═════ Data excerpt

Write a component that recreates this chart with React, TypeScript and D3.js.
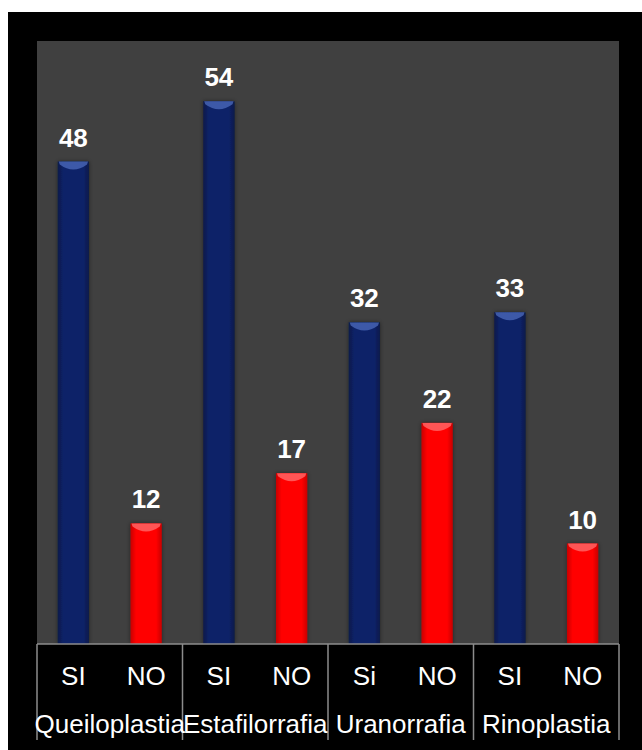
import React from "react";
import * as d3 from "d3";

const categories = ["Queiloplastia", "Estafilorrafia", "Uranorrafia", "Rinoplastia"];
const siLabels = ["SI", "SI", "Si", "SI"];
const noLabels = ["NO", "NO", "NO", "NO"];
const siValues = [48, 54, 32, 33];
const noValues = [12, 17, 22, 10];

const W = 642;
const H = 750;
const plot = { left: 37, right: 619, top: 41, bottom: 644 };
const FONT = "'Liberation Sans', Arial, sans-serif";

type Bar = { key: string; label: string; value: number; kind: "si" | "no"; group: number };

const bars: Bar[] = categories.flatMap((c, i) => [
  { key: `${c}-si`, label: siLabels[i], value: siValues[i], kind: "si" as const, group: i },
  { key: `${c}-no`, label: noLabels[i], value: noValues[i], kind: "no" as const, group: i },
]);

const App: React.FC = () => {
  const x = d3
    .scaleBand<string>()
    .domain(bars.map((d) => d.key))
    .range([plot.left, plot.right])
    .paddingInner(0.57)
    .paddingOuter(0.285);

  const groupX = d3
    .scaleBand<string>()
    .domain(categories)
    .range([plot.left, plot.right]);

  const y = d3.scaleLinear().domain([0, 60]).range([plot.bottom, plot.top]);

  const bw = x.bandwidth();

  return (
    <svg
      width={W}
      height={H}
      style={{ position: "absolute", left: 0, top: 0, background: "#fff" }}
    >
      <defs>
        <linearGradient id="gSi" x1="0" x2="1" y1="0" y2="0">
          <stop offset="0" stopColor="#0a1a4a" />
          <stop offset="0.18" stopColor="#0a2268" />
          <stop offset="0.82" stopColor="#0a2268" />
          <stop offset="1" stopColor="#0a1a4a" />
        </linearGradient>
        <linearGradient id="gNo" x1="0" x2="1" y1="0" y2="0">
          <stop offset="0" stopColor="#c80000" />
          <stop offset="0.18" stopColor="#ff0000" />
          <stop offset="0.82" stopColor="#ff0000" />
          <stop offset="1" stopColor="#c80000" />
        </linearGradient>
        <filter id="shadow" x="-30%" y="-5%" width="160%" height="110%">
          <feGaussianBlur in="SourceAlpha" stdDeviation="2" />
          <feOffset dx="0" dy="0" result="b" />
          <feFlood floodColor="#000" floodOpacity="0.45" />
          <feComposite in2="b" operator="in" />
          <feMerge>
            <feMergeNode />
            <feMergeNode in="SourceGraphic" />
          </feMerge>
        </filter>
      </defs>

      <rect x={8} y={12} width={W - 8} height={H - 12} fill="#000" />
      <rect
        x={plot.left}
        y={plot.top}
        width={plot.right - plot.left}
        height={plot.bottom - plot.top}
        fill="#404040"
      />

      {bars.map((d) => {
        const x0 = x(d.key) ?? 0;
        const top = y(d.value);
        const hl = d.kind === "si" ? "#4a68b8" : "#ff6a6a";
        return (
          <g key={d.key}>
            <rect
              x={x0}
              y={top}
              width={bw}
              height={plot.bottom - top}
              fill={d.kind === "si" ? "url(#gSi)" : "url(#gNo)"}
              filter="url(#shadow)"
            />
            <path
              d={`M${x0 + 1},${top} L${x0 + bw - 1},${top} L${x0 + bw - 2},${top + 3} Q${x0 + bw / 2},${top + 13} ${x0 + 2},${top + 3} Z`}
              fill={hl}
              opacity={0.8}
            />
            <text
              x={x0 + bw / 2}
              y={top - 15}
              textAnchor="middle"
              fill="#fff"
              fontFamily={FONT}
              fontWeight="bold"
              fontSize={26}
            >
              {d.value}
            </text>
          </g>
        );
      })}

      <line
        x1={plot.left}
        x2={plot.right}
        y1={plot.bottom}
        y2={plot.bottom}
        stroke="#8c8c8c"
        strokeWidth={1.5}
      />
      {[...categories.map((c) => groupX(c) ?? 0), plot.right].map((gx, i) => (
        <line
          key={i}
          x1={gx}
          x2={gx}
          y1={plot.bottom}
          y2={740}
          stroke="#8c8c8c"
          strokeWidth={1.5}
        />
      ))}

      {bars.map((d) => (
        <text
          key={`l-${d.key}`}
          x={(x(d.key) ?? 0) + bw / 2}
          y={685}
          textAnchor="middle"
          fill="#fff"
          fontFamily={FONT}
          fontSize={26}
        >
          {d.label}
        </text>
      ))}

      {categories.map((c) => (
        <text
          key={`c-${c}`}
          x={(groupX(c) ?? 0) + groupX.bandwidth() / 2}
          y={733}
          textAnchor="middle"
          fill="#fff"
          fontFamily={FONT}
          fontSize={26}
        >
          {c}
        </text>
      ))}
    </svg>
  );
};

export default App;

══════════

Make an exact copy of the data above, pictures excluded.

* Reply to the exercise *
Write a component that recreates this chart with React, TypeScript and D3.js.
import React from "react";
import * as d3 from "d3";

const categories = ["Queiloplastia", "Estafilorrafia", "Uranorrafia", "Rinoplastia"];
const siLabels = ["SI", "SI", "Si", "SI"];
const noLabels = ["NO", "NO", "NO", "NO"];
const siValues = [48, 54, 32, 33];
const noValues = [12, 17, 22, 10];

const W = 642;
const H = 750;
const plot = { left: 37, right: 619, top: 41, bottom: 644 };
const FONT = "'Liberation Sans', Arial, sans-serif";

type Bar = { key: string; label: string; value: number; kind: "si" | "no"; group: number };

const bars: Bar[] = categories.flatMap((c, i) => [
  { key: `${c}-si`, label: siLabels[i], value: siValues[i], kind: "si" as const, group: i },
  { key: `${c}-no`, label: noLabels[i], value: noValues[i], kind: "no" as const, group: i },
]);

const App: React.FC = () => {
  const x = d3
    .scaleBand<string>()
    .domain(bars.map((d) => d.key))
    .range([plot.left, plot.right])
    .paddingInner(0.57)
    .paddingOuter(0.285);

  const groupX = d3
    .scaleBand<string>()
    .domain(categories)
    .range([plot.left, plot.right]);

  const y = d3.scaleLinear().domain([0, 60]).range([plot.bottom, plot.top]);

  const bw = x.bandwidth();

  return (
    <svg
      width={W}
      height={H}
      style={{ position: "absolute", left: 0, top: 0, background: "#fff" }}
    >
      <defs>
        <linearGradient id="gSi" x1="0" x2="1" y1="0" y2="0">
          <stop offset="0" stopColor="#0a1a4a" />
          <stop offset="0.18" stopColor="#0a2268" />
          <stop offset="0.82" stopColor="#0a2268" />
          <stop offset="1" stopColor="#0a1a4a" />
        </linearGradient>
        <linearGradient id="gNo" x1="0" x2="1" y1="0" y2="0">
          <stop offset="0" stopColor="#c80000" />
          <stop offset="0.18" stopColor="#ff0000" />
          <stop offset="0.82" stopColor="#ff0000" />
          <stop offset="1" stopColor="#c80000" />
        </linearGradient>
        <filter id="shadow" x="-30%" y="-5%" width="160%" height="110%">
          <feGaussianBlur in="SourceAlpha" stdDeviation="2" />
          <feOffset dx="0" dy="0" result="b" />
          <feFlood floodColor="#000" floodOpacity="0.45" />
          <feComposite in2="b" operator="in" />
          <feMerge>
            <feMergeNode />
            <feMergeNode in="SourceGraphic" />
          </feMerge>
        </filter>
      </defs>

      <rect x={8} y={12} width={W - 8} height={H - 12} fill="#000" />
      <rect
        x={plot.left}
        y={plot.top}
        width={plot.right - plot.left}
        height={plot.bottom - plot.top}
        fill="#404040"
      />

      {bars.map((d) => {
        const x0 = x(d.key) ?? 0;
        const top = y(d.value);
        const hl = d.kind === "si" ? "#4a68b8" : "#ff6a6a";
        return (
          <g key={d.key}>
            <rect
              x={x0}
              y={top}
              width={bw}
              height={plot.bottom - top}
              fill={d.kind === "si" ? "url(#gSi)" : "url(#gNo)"}
              filter="url(#shadow)"
            />
            <path
              d={`M${x0 + 1},${top} L${x0 + bw - 1},${top} L${x0 + bw - 2},${top + 3} Q${x0 + bw / 2},${top + 13} ${x0 + 2},${top + 3} Z`}
              fill={hl}
              opacity={0.8}
            />
            <text
              x={x0 + bw / 2}
              y={top - 15}
              textAnchor="middle"
              fill="#fff"
              fontFamily={FONT}
              fontWeight="bold"
              fontSize={26}
            >
              {d.value}
            </text>
          </g>
        );
      })}

      <line
        x1={plot.left}
        x2={plot.right}
        y1={plot.bottom}
        y2={plot.bottom}
        stroke="#8c8c8c"
        strokeWidth={1.5}
      />
      {[...categories.map((c) => groupX(c) ?? 0), plot.right].map((gx, i) => (
        <line
          key={i}
          x1={gx}
          x2={gx}
          y1={plot.bottom}
          y2={740}
          stroke="#8c8c8c"
          strokeWidth={1.5}
        />
      ))}

      {bars.map((d) => (
        <text
          key={`l-${d.key}`}
          x={(x(d.key) ?? 0) + bw / 2}
          y={685}
          textAnchor="middle"
          fill="#fff"
          fontFamily={FONT}
          fontSize={26}
        >
          {d.label}
        </text>
      ))}

      {categories.map((c) => (
        <text
          key={`c-${c}`}
          x={(groupX(c) ?? 0) + groupX.bandwidth() / 2}
          y={733}
          textAnchor="middle"
          fill="#fff"
          fontFamily={FONT}
          fontSize={26}
        >
          {c}
        </text>
      ))}
    </svg>
  );
};

export default App;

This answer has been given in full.